_Problem requirements_
Exactly repeat the material, dropping every picture from the copy.

_Data excerpt_
○ ○ ○ ○ ○
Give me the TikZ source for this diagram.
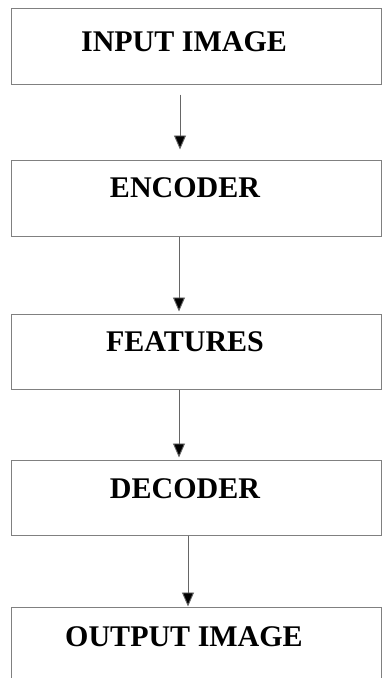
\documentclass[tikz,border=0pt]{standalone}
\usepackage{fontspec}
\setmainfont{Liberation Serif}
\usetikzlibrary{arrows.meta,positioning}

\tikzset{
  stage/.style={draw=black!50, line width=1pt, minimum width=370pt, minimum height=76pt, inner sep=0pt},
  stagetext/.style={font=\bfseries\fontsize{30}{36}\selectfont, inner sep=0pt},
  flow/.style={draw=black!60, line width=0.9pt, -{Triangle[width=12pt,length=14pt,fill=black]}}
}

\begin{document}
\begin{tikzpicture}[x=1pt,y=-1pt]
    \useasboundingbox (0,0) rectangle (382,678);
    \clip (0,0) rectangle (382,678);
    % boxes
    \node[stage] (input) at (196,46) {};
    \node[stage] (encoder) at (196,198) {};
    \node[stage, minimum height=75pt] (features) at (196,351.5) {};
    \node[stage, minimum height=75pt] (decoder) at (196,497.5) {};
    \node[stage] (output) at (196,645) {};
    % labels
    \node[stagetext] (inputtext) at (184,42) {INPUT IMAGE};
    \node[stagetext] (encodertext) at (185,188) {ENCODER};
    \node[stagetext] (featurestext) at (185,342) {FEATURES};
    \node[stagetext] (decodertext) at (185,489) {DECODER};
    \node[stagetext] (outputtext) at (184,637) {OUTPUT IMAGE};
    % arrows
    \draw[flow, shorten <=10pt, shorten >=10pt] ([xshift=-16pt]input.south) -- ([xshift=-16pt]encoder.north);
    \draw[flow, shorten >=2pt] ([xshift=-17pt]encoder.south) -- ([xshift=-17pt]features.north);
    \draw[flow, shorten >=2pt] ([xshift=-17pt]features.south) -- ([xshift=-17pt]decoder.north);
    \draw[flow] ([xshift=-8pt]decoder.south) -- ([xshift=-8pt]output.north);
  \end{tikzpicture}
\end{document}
○ ○ ○ ○ ○
_Final result_
Give me the TikZ source for this diagram.
\documentclass[tikz,border=0pt]{standalone}
\usepackage{fontspec}
\setmainfont{Liberation Serif}
\usetikzlibrary{arrows.meta,positioning}

\tikzset{
  stage/.style={draw=black!50, line width=1pt, minimum width=370pt, minimum height=76pt, inner sep=0pt},
  stagetext/.style={font=\bfseries\fontsize{30}{36}\selectfont, inner sep=0pt},
  flow/.style={draw=black!60, line width=0.9pt, -{Triangle[width=12pt,length=14pt,fill=black]}}
}

\begin{document}
\begin{tikzpicture}[x=1pt,y=-1pt]
    \useasboundingbox (0,0) rectangle (382,678);
    \clip (0,0) rectangle (382,678);
    % boxes
    \node[stage] (input) at (196,46) {};
    \node[stage] (encoder) at (196,198) {};
    \node[stage, minimum height=75pt] (features) at (196,351.5) {};
    \node[stage, minimum height=75pt] (decoder) at (196,497.5) {};
    \node[stage] (output) at (196,645) {};
    % labels
    \node[stagetext] (inputtext) at (184,42) {INPUT IMAGE};
    \node[stagetext] (encodertext) at (185,188) {ENCODER};
    \node[stagetext] (featurestext) at (185,342) {FEATURES};
    \node[stagetext] (decodertext) at (185,489) {DECODER};
    \node[stagetext] (outputtext) at (184,637) {OUTPUT IMAGE};
    % arrows
    \draw[flow, shorten <=10pt, shorten >=10pt] ([xshift=-16pt]input.south) -- ([xshift=-16pt]encoder.north);
    \draw[flow, shorten >=2pt] ([xshift=-17pt]encoder.south) -- ([xshift=-17pt]features.north);
    \draw[flow, shorten >=2pt] ([xshift=-17pt]features.south) -- ([xshift=-17pt]decoder.north);
    \draw[flow] ([xshift=-8pt]decoder.south) -- ([xshift=-8pt]output.north);
  \end{tikzpicture}
\end{document}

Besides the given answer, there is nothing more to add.